→ **Exercise goal**
Make an exact copy of the records, dropping all pictures.

→ **The records**
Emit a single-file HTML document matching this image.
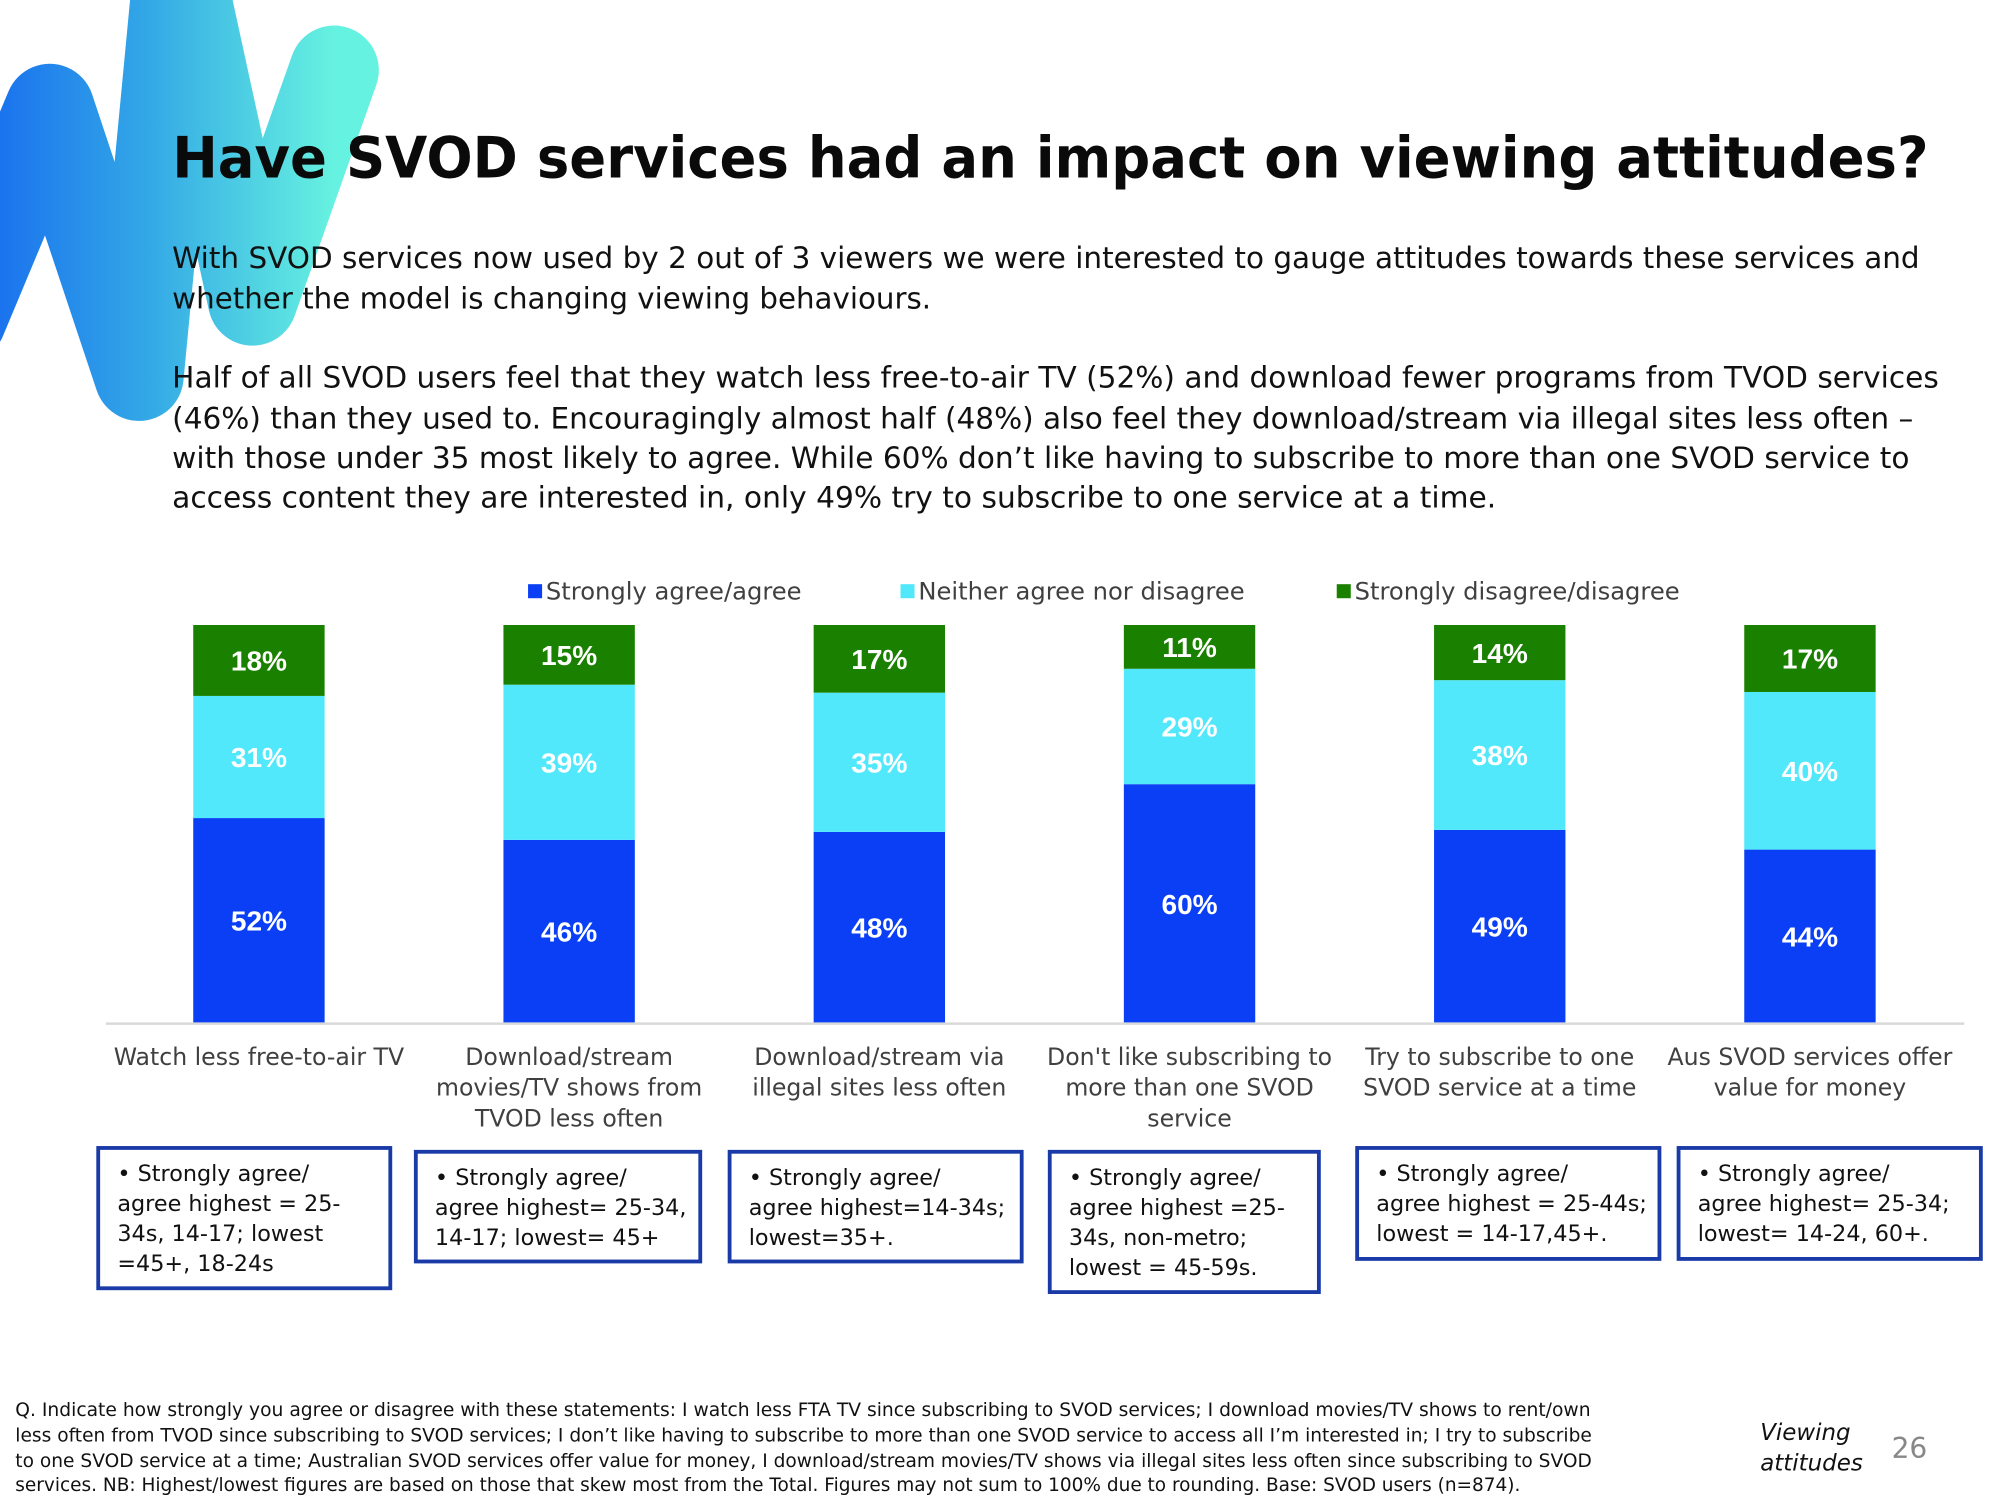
<!DOCTYPE html>
<html><head><meta charset="utf-8">
<style>
html,body{margin:0;padding:0;background:#fff;}
svg{display:block;}
text{font-family:"DejaVu Sans","Liberation Sans",sans-serif;}
text.val{font-family:"Liberation Sans",sans-serif;}
</style></head>
<body>
<svg id="slide" width="2000" height="1500" viewBox="0 0 1568 1176" preserveAspectRatio="none" xmlns="http://www.w3.org/2000/svg">
<defs>
<linearGradient id="lg" x1="0" y1="0" x2="1" y2="0">
<stop offset="0" stop-color="#1466f0"/><stop offset="0.5" stop-color="#33a8e6"/><stop offset="1" stop-color="#66f2e0"/>
</linearGradient>
</defs>
<path d="M -30 250 L 39 85 L 109 295 L 140 -30 M 140 -30 L 198 236 L 262 55" fill="none" stroke="url(#lg)" stroke-width="70" stroke-linejoin="round" stroke-linecap="round"/>
<text x="135" y="139" font-size="45" font-weight="bold" fill="#0a0a0a" textLength="1377" lengthAdjust="spacingAndGlyphs">Have SVOD services had an impact on viewing attitudes?</text>
<g font-size="23" fill="#111">
<text x="135" y="210" textLength="1370" lengthAdjust="spacingAndGlyphs">With SVOD services now used by 2 out of 3 viewers we were interested to gauge attitudes towards these services and</text>
<text x="135" y="242" textLength="595" lengthAdjust="spacingAndGlyphs">whether the model is changing viewing behaviours.</text>
<text x="135" y="304" textLength="1385" lengthAdjust="spacingAndGlyphs">Half of all SVOD users feel that they watch less free-to-air TV (52%) and download fewer programs from TVOD services</text>
<text x="135" y="336" textLength="1365" lengthAdjust="spacingAndGlyphs">(46%) than they used to. Encouragingly almost half (48%) also feel they download/stream via illegal sites less often –</text>
<text x="135" y="367" textLength="1362" lengthAdjust="spacingAndGlyphs">with those under 35 most likely to agree. While 60% don’t like having to subscribe to more than one SVOD service to</text>
<text x="135" y="398" textLength="1038" lengthAdjust="spacingAndGlyphs">access content they are interested in, only 49% try to subscribe to one service at a time.</text>
</g>
<g id="legend" font-size="19" fill="#404040"></g>
<g id="chart"></g>
<line x1="83" y1="802.5" x2="1540" y2="802.5" stroke="#d9d9d9" stroke-width="2"/>
<g id="cats" font-size="19" fill="#404040" text-anchor="middle"></g>
<g id="boxes"></g>
<g font-size="14.5" fill="#111">
<text x="12" y="1110" textLength="1235" lengthAdjust="spacingAndGlyphs">Q. Indicate how strongly you agree or disagree with these statements: I watch less FTA TV since subscribing to SVOD services; I download movies/TV shows to rent/own</text>
<text x="12" y="1130" textLength="1236" lengthAdjust="spacingAndGlyphs">less often from TVOD since subscribing to SVOD services; I don’t like having to subscribe to more than one SVOD service to access all I’m interested in; I try to subscribe</text>
<text x="12" y="1150" textLength="1236" lengthAdjust="spacingAndGlyphs">to one SVOD service at a time; Australian SVOD services offer value for money, I download/stream movies/TV shows via illegal sites less often since subscribing to SVOD</text>
<text x="12" y="1169" textLength="1180" lengthAdjust="spacingAndGlyphs">services. NB: Highest/lowest figures are based on those that skew most from the Total. Figures may not sum to 100% due to rounding. Base: SVOD users (n=874).</text>
</g>
<text x="1380" y="1129" font-size="18" font-style="italic" fill="#111">Viewing</text>
<text x="1380" y="1153" font-size="18" font-style="italic" fill="#111">attitudes</text>
<text x="1483" y="1143" font-size="22" fill="#888">26</text>
</svg>
<script>
const categories = [
  ["Watch less free-to-air TV"],
  ["Download/stream","movies/TV shows from","TVOD less often"],
  ["Download/stream via","illegal sites less often"],
  ["Don't like subscribing to","more than one SVOD","service"],
  ["Try to subscribe to one","SVOD service at a time"],
  ["Aus SVOD services offer","value for money"]
];
const agree = [52, 46, 48, 60, 49, 44];
const neither = [31, 39, 35, 29, 38, 40];
const disagree = [18, 15, 17, 11, 14, 17];
const seriesNames = ["Strongly agree/agree","Neither agree nor disagree","Strongly disagree/disagree"];
const notes = [
  ["•  Strongly agree/","agree highest = 25-","34s, 14-17; lowest","=45+, 18-24s"],
  ["•  Strongly agree/","agree highest= 25-34,","14-17; lowest= 45+"],
  ["•  Strongly agree/","agree highest=14-34s;","lowest=35+."],
  ["•  Strongly agree/","agree highest =25-","34s, non-metro;","lowest = 45-59s."],
  ["•  Strongly agree/","agree highest = 25-44s;","lowest = 14-17,45+."],
  ["•  Strongly agree/","agree highest= 25-34;","lowest= 14-24, 60+."]
];
const NS = "http://www.w3.org/2000/svg";
const colors = ["#0a3ff5","#52e8fb","#1a8000"];
const base = 802, plotH = 312, barW = 103, x0 = 203, step = 243.2;
function xCenter(i){ return x0 + i*step; }
function yScale(v, total){ return v/total*plotH; }
function mk(tag, attrs, parent){ const e=document.createElementNS(NS,tag); for(const k in attrs) e.setAttribute(k,attrs[k]); parent.appendChild(e); return e; }
const chart = document.getElementById('chart');
const series = [agree, neither, disagree];
for (let i=0;i<categories.length;i++){
  const total = agree[i]+neither[i]+disagree[i];
  let y = base;
  for (let s=0;s<3;s++){
    const h = yScale(series[s][i], total);
    y -= h;
    const r = mk('rect',{x:xCenter(i)-barW/2,y:y,width:barW,height:h,fill:colors[s]},chart);
    
    
    const t = mk('text',{x:xCenter(i),y:y+h/2+8,'font-size':22,'font-weight':'bold',fill:'#fff','text-anchor':'middle','class':'val'},chart);
    t.textContent = series[s][i] + '%';
    
    
  }
}
const legend = document.getElementById('legend');
const lx = [414, 706, 1048];
for (let s=0;s<3;s++){
  const r = mk('rect',{x:lx[s],y:458,width:11,height:11,fill:colors[s]},legend);
  
  
  const t = mk('text',{x:lx[s]+14,y:470},legend);
  t.textContent = seriesNames[s];
  
  
}
const cats = document.getElementById('cats');
for (let i=0;i<categories.length;i++){
  categories[i].forEach((ln,j)=>{
    const t = mk('text',{x:xCenter(i),y:835+j*24,'font-size':18.5},cats);
    t.textContent = ln;
    
    
  });
}
const boxes = document.getElementById('boxes');
const bx = [[77,900,229,110],[326,903,223,86],[572,903,229,86],[823,903,211,110],[1064,900,237,87],[1316,900,237,87]];
for (let i=0;i<notes.length;i++){
  const b = bx[i];
  const r = mk('rect',{x:b[0],y:b[1],width:b[2],height:b[3],fill:'#fff',stroke:'#1a3aa8','stroke-width':3},boxes);
  
  
  notes[i].forEach((ln,j)=>{
    const t = mk('text',{x:b[0]+15,y:b[1]+26+j*23.5,'font-size':17.5,fill:'#111'},boxes);
    t.textContent = ln;
    
    
  });
}
</script>
</body></html>
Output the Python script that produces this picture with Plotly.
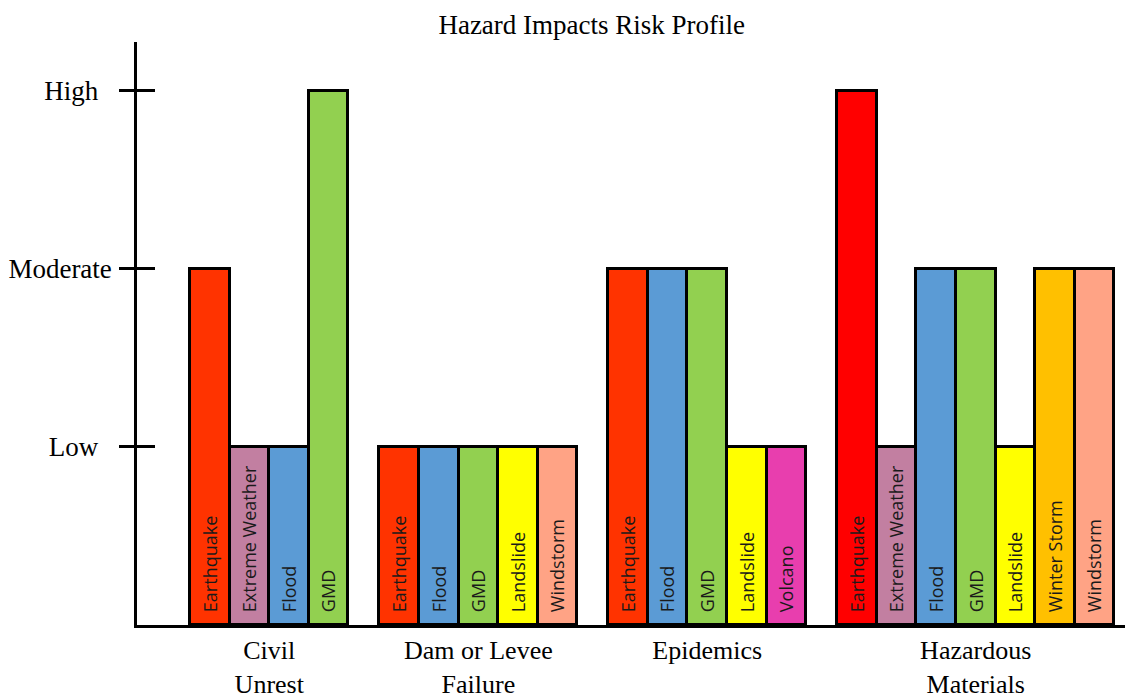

→ **Answer for this exercise**
Emit a single-file HTML document matching this image.
<!DOCTYPE html>
<html><head><meta charset="utf-8">
<style>
html,body{margin:0;padding:0;background:#fff;}
svg{display:block;}
text{font-family:"DejaVu Sans","Liberation Sans",sans-serif;}
text.val{font-family:"Liberation Sans",sans-serif;}
</style></head>
<body>
<svg id="slide" width="2000" height="1500" viewBox="0 0 1568 1176" preserveAspectRatio="none" xmlns="http://www.w3.org/2000/svg">
<defs>
<linearGradient id="lg" x1="0" y1="0" x2="1" y2="0">
<stop offset="0" stop-color="#1466f0"/><stop offset="0.5" stop-color="#33a8e6"/><stop offset="1" stop-color="#66f2e0"/>
</linearGradient>
</defs>
<path d="M -30 250 L 39 85 L 109 295 L 140 -30 M 140 -30 L 198 236 L 262 55" fill="none" stroke="url(#lg)" stroke-width="70" stroke-linejoin="round" stroke-linecap="round"/>
<text x="135" y="139" font-size="45" font-weight="bold" fill="#0a0a0a" textLength="1377" lengthAdjust="spacingAndGlyphs">Have SVOD services had an impact on viewing attitudes?</text>
<g font-size="23" fill="#111">
<text x="135" y="210" textLength="1370" lengthAdjust="spacingAndGlyphs">With SVOD services now used by 2 out of 3 viewers we were interested to gauge attitudes towards these services and</text>
<text x="135" y="242" textLength="595" lengthAdjust="spacingAndGlyphs">whether the model is changing viewing behaviours.</text>
<text x="135" y="304" textLength="1385" lengthAdjust="spacingAndGlyphs">Half of all SVOD users feel that they watch less free-to-air TV (52%) and download fewer programs from TVOD services</text>
<text x="135" y="336" textLength="1365" lengthAdjust="spacingAndGlyphs">(46%) than they used to. Encouragingly almost half (48%) also feel they download/stream via illegal sites less often –</text>
<text x="135" y="367" textLength="1362" lengthAdjust="spacingAndGlyphs">with those under 35 most likely to agree. While 60% don’t like having to subscribe to more than one SVOD service to</text>
<text x="135" y="398" textLength="1038" lengthAdjust="spacingAndGlyphs">access content they are interested in, only 49% try to subscribe to one service at a time.</text>
</g>
<g id="legend" font-size="19" fill="#404040"></g>
<g id="chart"></g>
<line x1="83" y1="802.5" x2="1540" y2="802.5" stroke="#d9d9d9" stroke-width="2"/>
<g id="cats" font-size="19" fill="#404040" text-anchor="middle"></g>
<g id="boxes"></g>
<g font-size="14.5" fill="#111">
<text x="12" y="1110" textLength="1235" lengthAdjust="spacingAndGlyphs">Q. Indicate how strongly you agree or disagree with these statements: I watch less FTA TV since subscribing to SVOD services; I download movies/TV shows to rent/own</text>
<text x="12" y="1130" textLength="1236" lengthAdjust="spacingAndGlyphs">less often from TVOD since subscribing to SVOD services; I don’t like having to subscribe to more than one SVOD service to access all I’m interested in; I try to subscribe</text>
<text x="12" y="1150" textLength="1236" lengthAdjust="spacingAndGlyphs">to one SVOD service at a time; Australian SVOD services offer value for money, I download/stream movies/TV shows via illegal sites less often since subscribing to SVOD</text>
<text x="12" y="1169" textLength="1180" lengthAdjust="spacingAndGlyphs">services. NB: Highest/lowest figures are based on those that skew most from the Total. Figures may not sum to 100% due to rounding. Base: SVOD users (n=874).</text>
</g>
<text x="1380" y="1129" font-size="18" font-style="italic" fill="#111">Viewing</text>
<text x="1380" y="1153" font-size="18" font-style="italic" fill="#111">attitudes</text>
<text x="1483" y="1143" font-size="22" fill="#888">26</text>
</svg>
<script>
const categories = [
  ["Watch less free-to-air TV"],
  ["Download/stream","movies/TV shows from","TVOD less often"],
  ["Download/stream via","illegal sites less often"],
  ["Don't like subscribing to","more than one SVOD","service"],
  ["Try to subscribe to one","SVOD service at a time"],
  ["Aus SVOD services offer","value for money"]
];
const agree = [52, 46, 48, 60, 49, 44];
const neither = [31, 39, 35, 29, 38, 40];
const disagree = [18, 15, 17, 11, 14, 17];
const seriesNames = ["Strongly agree/agree","Neither agree nor disagree","Strongly disagree/disagree"];
const notes = [
  ["•  Strongly agree/","agree highest = 25-","34s, 14-17; lowest","=45+, 18-24s"],
  ["•  Strongly agree/","agree highest= 25-34,","14-17; lowest= 45+"],
  ["•  Strongly agree/","agree highest=14-34s;","lowest=35+."],
  ["•  Strongly agree/","agree highest =25-","34s, non-metro;","lowest = 45-59s."],
  ["•  Strongly agree/","agree highest = 25-44s;","lowest = 14-17,45+."],
  ["•  Strongly agree/","agree highest= 25-34;","lowest= 14-24, 60+."]
];
const NS = "http://www.w3.org/2000/svg";
const colors = ["#0a3ff5","#52e8fb","#1a8000"];
const base = 802, plotH = 312, barW = 103, x0 = 203, step = 243.2;
function xCenter(i){ return x0 + i*step; }
function yScale(v, total){ return v/total*plotH; }
function mk(tag, attrs, parent){ const e=document.createElementNS(NS,tag); for(const k in attrs) e.setAttribute(k,attrs[k]); parent.appendChild(e); return e; }
const chart = document.getElementById('chart');
const series = [agree, neither, disagree];
for (let i=0;i<categories.length;i++){
  const total = agree[i]+neither[i]+disagree[i];
  let y = base;
  for (let s=0;s<3;s++){
    const h = yScale(series[s][i], total);
    y -= h;
    const r = mk('rect',{x:xCenter(i)-barW/2,y:y,width:barW,height:h,fill:colors[s]},chart);
    
    
    const t = mk('text',{x:xCenter(i),y:y+h/2+8,'font-size':22,'font-weight':'bold',fill:'#fff','text-anchor':'middle','class':'val'},chart);
    t.textContent = series[s][i] + '%';
    
    
  }
}
const legend = document.getElementById('legend');
const lx = [414, 706, 1048];
for (let s=0;s<3;s++){
  const r = mk('rect',{x:lx[s],y:458,width:11,height:11,fill:colors[s]},legend);
  
  
  const t = mk('text',{x:lx[s]+14,y:470},legend);
  t.textContent = seriesNames[s];
  
  
}
const cats = document.getElementById('cats');
for (let i=0;i<categories.length;i++){
  categories[i].forEach((ln,j)=>{
    const t = mk('text',{x:xCenter(i),y:835+j*24,'font-size':18.5},cats);
    t.textContent = ln;
    
    
  });
}
const boxes = document.getElementById('boxes');
const bx = [[77,900,229,110],[326,903,223,86],[572,903,229,86],[823,903,211,110],[1064,900,237,87],[1316,900,237,87]];
for (let i=0;i<notes.length;i++){
  const b = bx[i];
  const r = mk('rect',{x:b[0],y:b[1],width:b[2],height:b[3],fill:'#fff',stroke:'#1a3aa8','stroke-width':3},boxes);
  
  
  notes[i].forEach((ln,j)=>{
    const t = mk('text',{x:b[0]+15,y:b[1]+26+j*23.5,'font-size':17.5,fill:'#111'},boxes);
    t.textContent = ln;
    
    
  });
}
</script>
</body></html>
Output the Python script that produces this picture with Plotly.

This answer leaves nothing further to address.